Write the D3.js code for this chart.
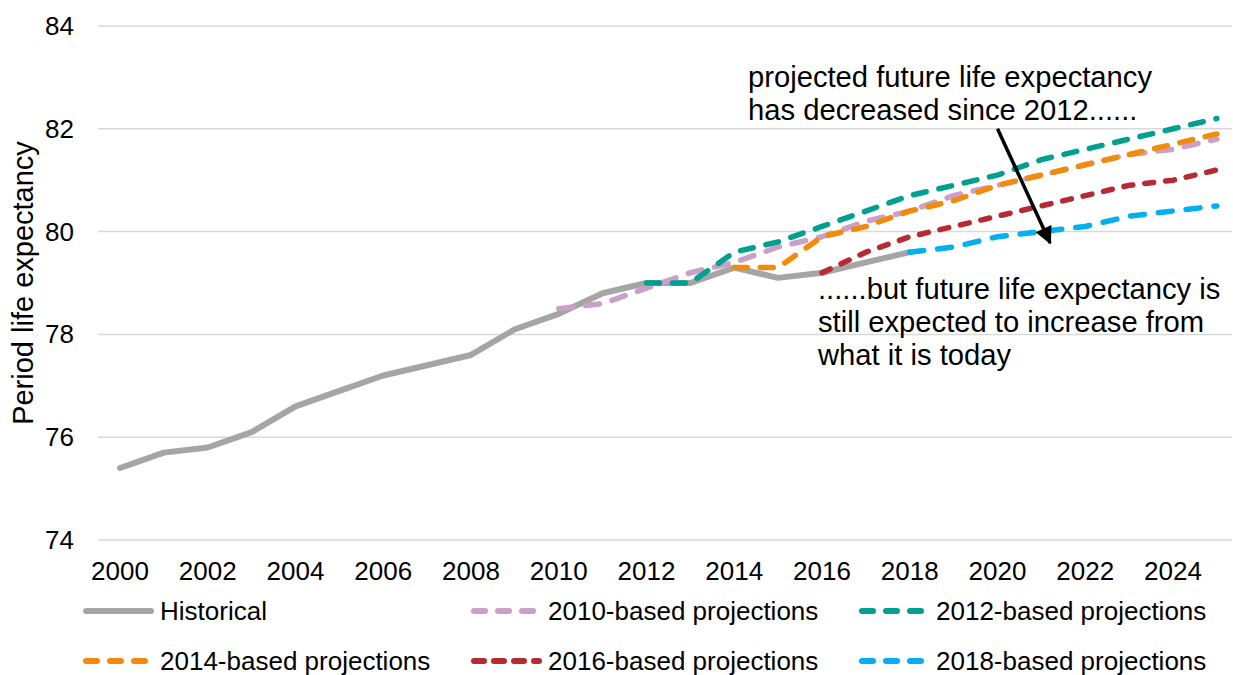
<!DOCTYPE html>
<html>
<head>
<meta charset="utf-8">
<script src="https://cdn.jsdelivr.net/npm/d3@7"></script>
<style>
	body { margin: 0; background: #fff; }
	text { font-family: Arial, "Liberation Sans", sans-serif; fill: #000; }
</style>
</head>
<body>
<div id="id_chart"></div>
<script>
// values
var years = d3.range(2000, 2026),
	tickYears = d3.range(2000, 2025, 2),
	yTicks = [74, 76, 78, 80, 82, 84];

var historical = [75.4, 75.7, 75.8, 76.1, 76.6, 76.9, 77.2, 77.4, 77.6, 78.1,
	78.4, 78.8, 79.0, 79.0, 79.3, 79.1, 79.2, 79.4, 79.6];                  // 2000-2018
var proj2010 = [78.5, 78.6, 78.9, 79.2, 79.4, 79.7, 79.9, 80.2, 80.4, 80.7,
	80.9, 81.1, 81.3, 81.5, 81.6, 81.8];                                    // 2010-2025
var proj2012 = [79.0, 79.0, 79.6, 79.8, 80.1, 80.4, 80.7, 80.9, 81.1, 81.4,
	81.6, 81.8, 82.0, 82.2];                                                // 2012-2025
var proj2014 = [79.3, 79.3, 79.9, 80.1, 80.4, 80.6, 80.9, 81.1, 81.3, 81.5,
	81.7, 81.9];                                                            // 2014-2025
var proj2016 = [79.2, 79.6, 79.9, 80.1, 80.3, 80.5, 80.7, 80.9, 81.0, 81.2]; // 2016-2025
var proj2018 = [79.6, 79.7, 79.9, 80.0, 80.1, 80.3, 80.4, 80.5];             // 2018-2025

var seriesNames = ["Historical", "2010-based projections", "2012-based projections",
	"2014-based projections", "2016-based projections", "2018-based projections"],
	seriesStart = [2000, 2010, 2012, 2014, 2016, 2018],
	seriesValues = [historical, proj2010, proj2012, proj2014, proj2016, proj2018];

var w = 1233,
	h = 675,
	fontSize = 26;

var x = d3.scaleLinear().domain([2000, 2024]).range([120, 1173]),
	y = d3.scaleLinear().domain([74, 84]).range([540, 26]);

var colors = ["#a5a5a5", "#c9a1c8", "#00a091", "#f28a0c", "#b72a31", "#00b0f0"],
	dashes = [null, "14 13", "13 13", "13 13", "9 12", "14 14"];

function seriesData(i) {
	return seriesValues[i].map(function(v, j) { return { year: seriesStart[i] + j, value: v }; });
}

var svg = d3.select("#id_chart")
	.append("svg")
	.attr("width", w)
	.attr("height", h);

// gridlines
svg.append("g")
	.selectAll("line")
	.data(yTicks)
	.enter().append("line")
	.attr("x1", 98)
	.attr("x2", 1232)
	.attr("y1", function(d) { return y(d); })
	.attr("y2", function(d) { return y(d); })
	.style("stroke", "#d9d9d9")
	.style("stroke-width", 1.5);

// y tick labels
svg.append("g")
	.selectAll("text")
	.data(yTicks)
	.enter().append("text")
	.attr("x", 74)
	.attr("y", function(d) { return y(d) + 9; })
	.attr("text-anchor", "end")
	.style("font-size", fontSize + "px")
	.text(function(d) { return d; });

// x tick labels
svg.append("g")
	.selectAll("text")
	.data(tickYears)
	.enter().append("text")
	.attr("x", function(d) { return x(d); })
	.attr("y", 580)
	.attr("text-anchor", "middle")
	.style("font-size", fontSize + "px")
	.text(function(d) { return d; });

// axis title
svg.append("text")
	.attr("transform", "translate(33,283) rotate(-90)")
	.attr("text-anchor", "middle")
	.style("font-size", "29px")
	.text("Period life expectancy");

var line = d3.line()
	.x(function(d) { return x(d.year); })
	.y(function(d) { return y(d.value); });

svg.append("g")
	.selectAll("path")
	.data(d3.range(seriesNames.length))
	.enter().append("path")
	.attr("d", function(i) { return line(seriesData(i)); })
	.style("fill", "none")
	.style("stroke", function(i) { return colors[i]; })
	.style("stroke-width", function(i) { return i == 0 ? 6 : 5.5; })
	.style("stroke-dasharray", function(i) { return dashes[i]; })
	.style("stroke-linecap", "round")
	.style("stroke-linejoin", "round");

// legend: two rows of three
var legX = [83, 471, 859],
	legY = [611, 661],
	legSym = [71, 71, 66, 65, 71, 66];

var leg = svg.append("g")
	.selectAll(".leg")
	.data(d3.range(seriesNames.length))
	.enter().append("g")
	.attr("class", "leg")
	.attr("transform", function(i) { return "translate(" + legX[i % 3] + "," + legY[Math.floor(i / 3)] + ")"; });

leg.append("line")
	.attr("x1", 3)
	.attr("x2", function(i) { return legSym[i] - 3; })
	.style("stroke", function(i) { return colors[i]; })
	.style("stroke-width", 6)
	.style("stroke-dasharray", function(i) { return i == 0 ? null : (i == 4 ? "10 10" : "11 13"); })
	.style("stroke-linecap", "round");

leg.append("text")
	.attr("x", 77)
	.attr("y", 8.5)
	.style("font-size", fontSize + "px")
	.text(function(i) { return seriesNames[i]; });

// annotations
var noteTop = ["projected future life expectancy", "has decreased since 2012......"],
	noteBottom = ["......but future life expectancy is", "still expected to increase from", "what it is today"];

svg.append("g")
	.selectAll("text")
	.data(noteTop)
	.enter().append("text")
	.attr("x", 748)
	.attr("y", function(d, i) { return 87 + i * 33; })
	.style("font-size", "29.2px")
	.text(function(d) { return d; });

svg.append("g")
	.selectAll("text")
	.data(noteBottom)
	.enter().append("text")
	.attr("x", 818)
	.attr("y", function(d, i) { return 299 + i * 33; })
	.style("font-size", "29.2px")
	.text(function(d) { return d; });

// arrow
var arrowFrom = [2020, 82.0],
	arrowTo = [2021.2, 79.78];

svg.append("defs").append("marker")
	.attr("id", "arrowhead")
	.attr("viewBox", "0 0 10 10")
	.attr("refX", 9)
	.attr("refY", 5)
	.attr("markerWidth", 6)
	.attr("markerHeight", 5)
	.attr("markerUnits", "strokeWidth")
	.attr("orient", "auto")
	.append("path")
	.attr("d", "M0,0L10,5L0,10Z")
	.style("fill", "#000");

svg.append("line")
	.attr("x1", x(arrowFrom[0]))
	.attr("y1", y(arrowFrom[1]))
	.attr("x2", x(arrowTo[0]))
	.attr("y2", y(arrowTo[1]))
	.style("stroke", "#000")
	.style("stroke-width", 3.5)
	.attr("marker-end", "url(#arrowhead)");
</script>
</body>
</html>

────────────────

▸ **Written problem**: Write out each line of the data exactly; the images should be left out.

▸ **In response**:
Write the D3.js code for this chart.
<!DOCTYPE html>
<html>
<head>
<meta charset="utf-8">
<script src="https://cdn.jsdelivr.net/npm/d3@7"></script>
<style>
	body { margin: 0; background: #fff; }
	text { font-family: Arial, "Liberation Sans", sans-serif; fill: #000; }
</style>
</head>
<body>
<div id="id_chart"></div>
<script>
// values
var years = d3.range(2000, 2026),
	tickYears = d3.range(2000, 2025, 2),
	yTicks = [74, 76, 78, 80, 82, 84];

var historical = [75.4, 75.7, 75.8, 76.1, 76.6, 76.9, 77.2, 77.4, 77.6, 78.1,
	78.4, 78.8, 79.0, 79.0, 79.3, 79.1, 79.2, 79.4, 79.6];                  // 2000-2018
var proj2010 = [78.5, 78.6, 78.9, 79.2, 79.4, 79.7, 79.9, 80.2, 80.4, 80.7,
	80.9, 81.1, 81.3, 81.5, 81.6, 81.8];                                    // 2010-2025
var proj2012 = [79.0, 79.0, 79.6, 79.8, 80.1, 80.4, 80.7, 80.9, 81.1, 81.4,
	81.6, 81.8, 82.0, 82.2];                                                // 2012-2025
var proj2014 = [79.3, 79.3, 79.9, 80.1, 80.4, 80.6, 80.9, 81.1, 81.3, 81.5,
	81.7, 81.9];                                                            // 2014-2025
var proj2016 = [79.2, 79.6, 79.9, 80.1, 80.3, 80.5, 80.7, 80.9, 81.0, 81.2]; // 2016-2025
var proj2018 = [79.6, 79.7, 79.9, 80.0, 80.1, 80.3, 80.4, 80.5];             // 2018-2025

var seriesNames = ["Historical", "2010-based projections", "2012-based projections",
	"2014-based projections", "2016-based projections", "2018-based projections"],
	seriesStart = [2000, 2010, 2012, 2014, 2016, 2018],
	seriesValues = [historical, proj2010, proj2012, proj2014, proj2016, proj2018];

var w = 1233,
	h = 675,
	fontSize = 26;

var x = d3.scaleLinear().domain([2000, 2024]).range([120, 1173]),
	y = d3.scaleLinear().domain([74, 84]).range([540, 26]);

var colors = ["#a5a5a5", "#c9a1c8", "#00a091", "#f28a0c", "#b72a31", "#00b0f0"],
	dashes = [null, "14 13", "13 13", "13 13", "9 12", "14 14"];

function seriesData(i) {
	return seriesValues[i].map(function(v, j) { return { year: seriesStart[i] + j, value: v }; });
}

var svg = d3.select("#id_chart")
	.append("svg")
	.attr("width", w)
	.attr("height", h);

// gridlines
svg.append("g")
	.selectAll("line")
	.data(yTicks)
	.enter().append("line")
	.attr("x1", 98)
	.attr("x2", 1232)
	.attr("y1", function(d) { return y(d); })
	.attr("y2", function(d) { return y(d); })
	.style("stroke", "#d9d9d9")
	.style("stroke-width", 1.5);

// y tick labels
svg.append("g")
	.selectAll("text")
	.data(yTicks)
	.enter().append("text")
	.attr("x", 74)
	.attr("y", function(d) { return y(d) + 9; })
	.attr("text-anchor", "end")
	.style("font-size", fontSize + "px")
	.text(function(d) { return d; });

// x tick labels
svg.append("g")
	.selectAll("text")
	.data(tickYears)
	.enter().append("text")
	.attr("x", function(d) { return x(d); })
	.attr("y", 580)
	.attr("text-anchor", "middle")
	.style("font-size", fontSize + "px")
	.text(function(d) { return d; });

// axis title
svg.append("text")
	.attr("transform", "translate(33,283) rotate(-90)")
	.attr("text-anchor", "middle")
	.style("font-size", "29px")
	.text("Period life expectancy");

var line = d3.line()
	.x(function(d) { return x(d.year); })
	.y(function(d) { return y(d.value); });

svg.append("g")
	.selectAll("path")
	.data(d3.range(seriesNames.length))
	.enter().append("path")
	.attr("d", function(i) { return line(seriesData(i)); })
	.style("fill", "none")
	.style("stroke", function(i) { return colors[i]; })
	.style("stroke-width", function(i) { return i == 0 ? 6 : 5.5; })
	.style("stroke-dasharray", function(i) { return dashes[i]; })
	.style("stroke-linecap", "round")
	.style("stroke-linejoin", "round");

// legend: two rows of three
var legX = [83, 471, 859],
	legY = [611, 661],
	legSym = [71, 71, 66, 65, 71, 66];

var leg = svg.append("g")
	.selectAll(".leg")
	.data(d3.range(seriesNames.length))
	.enter().append("g")
	.attr("class", "leg")
	.attr("transform", function(i) { return "translate(" + legX[i % 3] + "," + legY[Math.floor(i / 3)] + ")"; });

leg.append("line")
	.attr("x1", 3)
	.attr("x2", function(i) { return legSym[i] - 3; })
	.style("stroke", function(i) { return colors[i]; })
	.style("stroke-width", 6)
	.style("stroke-dasharray", function(i) { return i == 0 ? null : (i == 4 ? "10 10" : "11 13"); })
	.style("stroke-linecap", "round");

leg.append("text")
	.attr("x", 77)
	.attr("y", 8.5)
	.style("font-size", fontSize + "px")
	.text(function(i) { return seriesNames[i]; });

// annotations
var noteTop = ["projected future life expectancy", "has decreased since 2012......"],
	noteBottom = ["......but future life expectancy is", "still expected to increase from", "what it is today"];

svg.append("g")
	.selectAll("text")
	.data(noteTop)
	.enter().append("text")
	.attr("x", 748)
	.attr("y", function(d, i) { return 87 + i * 33; })
	.style("font-size", "29.2px")
	.text(function(d) { return d; });

svg.append("g")
	.selectAll("text")
	.data(noteBottom)
	.enter().append("text")
	.attr("x", 818)
	.attr("y", function(d, i) { return 299 + i * 33; })
	.style("font-size", "29.2px")
	.text(function(d) { return d; });

// arrow
var arrowFrom = [2020, 82.0],
	arrowTo = [2021.2, 79.78];

svg.append("defs").append("marker")
	.attr("id", "arrowhead")
	.attr("viewBox", "0 0 10 10")
	.attr("refX", 9)
	.attr("refY", 5)
	.attr("markerWidth", 6)
	.attr("markerHeight", 5)
	.attr("markerUnits", "strokeWidth")
	.attr("orient", "auto")
	.append("path")
	.attr("d", "M0,0L10,5L0,10Z")
	.style("fill", "#000");

svg.append("line")
	.attr("x1", x(arrowFrom[0]))
	.attr("y1", y(arrowFrom[1]))
	.attr("x2", x(arrowTo[0]))
	.attr("y2", y(arrowTo[1]))
	.style("stroke", "#000")
	.style("stroke-width", 3.5)
	.attr("marker-end", "url(#arrowhead)");
</script>
</body>
</html>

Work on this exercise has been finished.